PETA to Columbia Board of Trustees: Help the Animals!

PETA’s senior vice president of research & investigations, Mary Beth Sweetland, has fired off a letter to the 24 members of Columbia University’s Board of Trustees, calling on the trustees to use their influence to help bring a permanent end to the experiments of Connolly, Stark, and Ferin.

In referring to the stroke experiments of E. Sander Connolly—in which Connolly cut out the left eyes of baboons and used the empty eye sockets to access and clamp off major blood vessels to the brain, inducing a stroke—Sweetland exposes not only Connolly’s depraved cruelty, but also his dishonesty.
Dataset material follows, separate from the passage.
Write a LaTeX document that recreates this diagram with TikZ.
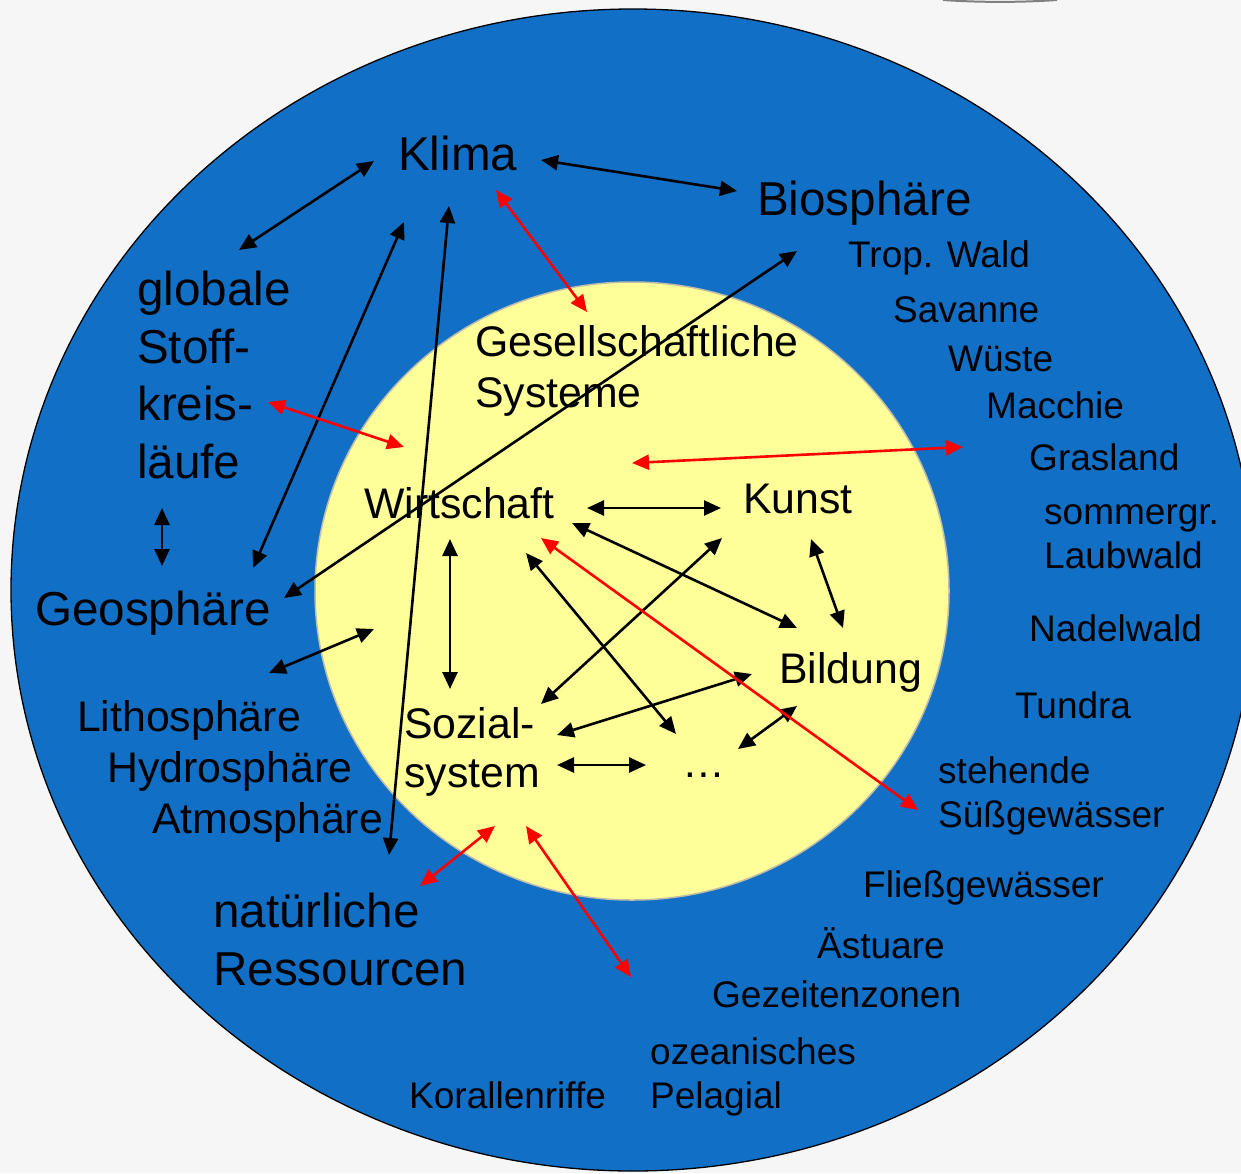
\documentclass[tikz,border=0pt]{standalone}
\usepackage{fontspec}
\setmainfont{Liberation Sans}
\usetikzlibrary{arrows.meta}
\definecolor{outerblue}{RGB}{17,111,197}
\definecolor{inneryellow}{RGB}{255,255,153}
\definecolor{bgcol}{RGB}{246,246,246}
\definecolor{rimgray}{RGB}{190,188,170}
\begin{document}
\begin{tikzpicture}[x=1pt,y=-1pt,
  lbl/.style={anchor=base west, inner sep=0pt, text=black},
  big/.style={lbl, font=\fontsize{47.6}{56}\selectfont},
  mid/.style={lbl, font=\fontsize{42.8}{50}\selectfont},
  small/.style={lbl, font=\fontsize{37}{44}\selectfont},
  link/.style={line width=2.6pt, {Triangle[length=17pt,width=15pt]}-{Triangle[length=17pt,width=15pt]}},
  blk/.style={link, draw=black},
  rd/.style={link, draw=red}]
% background and bounding box
\fill[bgcol] (0,0) rectangle (1241,1173);
\useasboundingbox (0,0) rectangle (1241,1173);
\draw[gray, line width=2pt] (943,0) .. controls (980,2.5) and (1020,2.5) .. (1057,0);
% circles
\filldraw[fill=outerblue, draw=black, line width=1.3pt] (633,590) ellipse [x radius=622, y radius=581];
\filldraw[fill=inneryellow, draw=rimgray, line width=1.5pt] (632,591) ellipse [x radius=317, y radius=309];
% outer labels
\node[big] (klima) at (398,170) {Klima};
\node[big] (bio) at (757,215) {Biosphäre};
\node[big] (glob1) at (137,305) {globale};
\node[big] (glob2) at (137,363) {Stoff-};
\node[big] (glob3) at (137,420) {kreis-};
\node[big] (glob4) at (137,478) {läufe};
\node[big] (geo) at (35,625) {Geosphäre};
\node[big] (nat1) at (213,927) {natürliche};
\node[big] (nat2) at (213,985) {Ressourcen};
\node[mid] (litho) at (77,731) {Lithosphäre};
\node[mid] (hydro) at (107,782) {Hydrosphäre};
\node[mid] (atmo) at (152,833) {Atmosphäre};
% biomes
\node[small] (b1) at (848,267) {Trop. Wald};
\node[small] (b2) at (893,322) {Savanne};
\node[small] (b3) at (948,371) {Wüste};
\node[small] (b4) at (986,418) {Macchie};
\node[small] (b5) at (1029,470) {Grasland};
\node[small] (b6) at (1044,524) {sommergr.};
\node[small] (b7) at (1044,568) {Laubwald};
\node[small] (b8) at (1029,641) {Nadelwald};
\node[small] (b9) at (1015,718) {Tundra};
\node[small] (b10) at (938,783) {stehende};
\node[small] (b11) at (938,827) {Süßgewässer};
\node[small] (b12) at (863,897) {Fließgewässer};
\node[small] (b13) at (817,958) {Ästuare};
\node[small] (b14) at (712,1007) {Gezeitenzonen};
\node[small] (b15) at (650,1064) {ozeanisches};
\node[small] (b16) at (650,1108) {Pelagial};
\node[small] (b17) at (409,1108) {Korallenriffe};
% inner labels
\node[mid] (ges1) at (475,356) {Gesellschaftliche};
\node[mid] (ges2) at (475,407) {Systeme};
\node[mid] (wirt) at (364,518) {Wirtschaft};
\node[mid] (kunst) at (743,513) {Kunst};
\node[mid] (bild) at (779,683) {Bildung};
\node[mid] (soz1) at (404,738) {Sozial-};
\node[mid] (soz2) at (404,787) {system};
\node[mid] (dots) at (682,777) {…};
% connector end points
\coordinate (kg1) at (374,161); \coordinate (kg2) at (239,250);
\coordinate (kb1) at (541,160); \coordinate (kb2) at (737,191);
\coordinate (kge1) at (404,222); \coordinate (kge2) at (253,568);
\coordinate (kn1) at (449,206); \coordinate (kn2) at (389,855);
\coordinate (bg1) at (797,251); \coordinate (bg2) at (284,598);
\coordinate (gg1) at (162,508); \coordinate (gg2) at (162,566);
\coordinate (gl1) at (374,629); \coordinate (gl2) at (269,673);
\coordinate (wk1) at (587,508); \coordinate (wk2) at (721,508);
\coordinate (ws1) at (450,539); \coordinate (ws2) at (450,689);
\coordinate (wb1) at (572,523); \coordinate (wb2) at (797,628);
\coordinate (wd1) at (526,553); \coordinate (wd2) at (676,734);
\coordinate (ks1) at (722,538); \coordinate (ks2) at (541,704);
\coordinate (kbi1) at (811,539); \coordinate (kbi2) at (843,628);
\coordinate (sb1) at (557,735); \coordinate (sb2) at (752,674);
\coordinate (sd1) at (557,765); \coordinate (sd2) at (646,765);
\coordinate (db1) at (738,749); \coordinate (db2) at (797,706);
\coordinate (r1a) at (496,190); \coordinate (r1b) at (587,312);
\coordinate (r2a) at (268,402); \coordinate (r2b) at (404,447);
\coordinate (r3a) at (632,463); \coordinate (r3b) at (963,447);
\coordinate (r4a) at (541,538); \coordinate (r4b) at (918,810);
\coordinate (r5a) at (495,826); \coordinate (r5b) at (420,886);
\coordinate (r6a) at (526,826); \coordinate (r6b) at (631,977);
% black connectors
\draw[blk] (kg1) -- (kg2);
\draw[blk] (kb1) -- (kb2);
\draw[blk] (kge1) -- (kge2);
\draw[blk] (kn1) -- (kn2);
\draw[blk] (bg1) -- (bg2);
\draw[blk] (gg1) -- (gg2);
\draw[blk] (gl1) -- (gl2);
\draw[blk] (wk1) -- (wk2);
\draw[blk] (ws1) -- (ws2);
\draw[blk] (wb1) -- (wb2);
\draw[blk] (wd1) -- (wd2);
\draw[blk] (ks1) -- (ks2);
\draw[blk] (kbi1) -- (kbi2);
\draw[blk] (sb1) -- (sb2);
\draw[blk] (sd1) -- (sd2);
\draw[blk] (db1) -- (db2);
% red connectors
\draw[rd] (r1a) -- (r1b);
\draw[rd] (r2a) -- (r2b);
\draw[rd] (r3a) -- (r3b);
\draw[rd] (r4a) -- (r4b);
\draw[rd] (r5a) -- (r5b);
\draw[rd] (r6a) -- (r6b);
\end{tikzpicture}
\end{document}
After inducing strokes in the incarcerated baboons, Connolly administered a test stroke drug, dehydroascorbic acid (DHA), supplied by Progenics Pharmaceuticals. The DHA failed to alleviate the suffering of the animals who were slouched over in their cages, unable to eat, drink, or even lift their heads. Connolly noted this failure in a letter to Columbia’s Animal Care and Use Committee: “We completed a trial of a novel anti-oxidant compound (DHA) and were able to show that its efficacy in lower rodent models is not mirrored in primates.” Yet, three months later, Connolly is quoted in a news release issued by Progenics as saying: “The positive outcome of this study underscores the potential of DHA to protect patients against the debilitating consequences of stroke.” This “unconscionable failure to disclose critical information” sinks Connolly’s academic credibility and Columbia University’s integrity.

While Connolly has voluntarily stopped his cruel experiments, PETA is calling on Columbia to permanently stop his stroke experiments and two others.